Dictatorship torturer Etchecolatz to be released from jail into house arrest

As head of investigations for the Buenos Aires provincial police force during the dictatorship, Miguel Etchecolatz is believed to have managed at least 21 concentration camps.

One of Argentina's most notorious dictatorship-era criminals, Miguel Etchecolatz, was yesterday granted house arrest after a 10-year stint in jail for human rights crimes.

The 88-year-old was serving six life sentences for torture, murder, the kidnapping of babies, and for the management of at least 21 concentration camps during his time as the head of investigations for the Buenos Aires provincial police force.

In their ruling, judges José Martínez Sobrino, Julio Panelo and Fernando Canero cited Etchecolatz’s age and health problems as justification for his release into house arrest to the coastal city of Mar del Plata.

OUTRAGE

The news was met with outrage from human rights groups, union leaders, politicians and civil society.

The lawyer representing former detainee Jorge Julio López, Myriam Bregman, questioned the judges' justification via Twitter, writing: “In 2006, when the trial against Etchecolatz started, the court justified house arrest because he was ‘very unwell’. That was 11 years ago. They only revoked it because they found weapons in his house. Now they let him live next-door to one of his victims.”

Others, like ATE-Capital union boss Daniel Cantalano, pointed to a supposed double standard in the Judiciary, citing cases like Mirta Guerrero’s, the Tupac Amaru leader who is believed to be suffering a serious post-surgical infection in Jujuy’s Alto Comedero penitentiary but whom authorities have refused to release.

INFAMOUS

During the 1976-1986 dictatorship, Etchecolatz responded to General Ramón Camps, head of Buenos Aires provincial police, who militarised the force and turned it into one of the country's slickest death machines. 

This was particularly the case in the student city of La Plata, the capital of Buenos Aires province, where thousands of university-aged militants, guerrillas and activists were tortured and disappeared. 
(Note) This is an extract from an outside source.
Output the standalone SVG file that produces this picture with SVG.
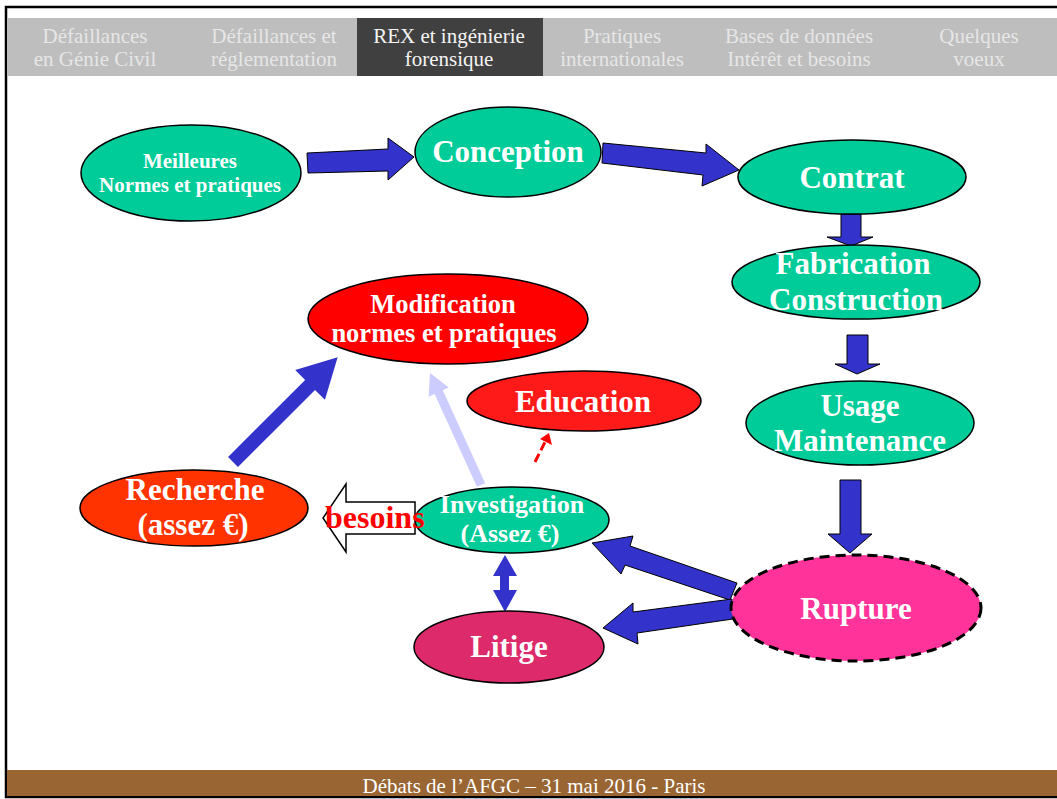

Like other human rights abusers, Etchecolatz was tried and jailed in 1985. However a series of presidential decrees let most free, until 2006 when the trials reopened.

JULIO LÓPEZ

A symbol of state terror, Etchecolatz had long been a house-hold name when he returned to the spotlight in 2006 during a human-rights trial holding up a note that read “Jorge Julio López, kidnap”. In a cruel irony, López, a former dictatorship-era detainee and key witness, is believed to have been kidnapped and disappeared in September 2006, the day he was due to give his final testimony.

Despite tensions with Argentina's powerful human rights movement, President Mauricio Macri’s has expressed his commitment that the trials against former Police and Armed Forces officers accused of dictatorship-era crimes should continue.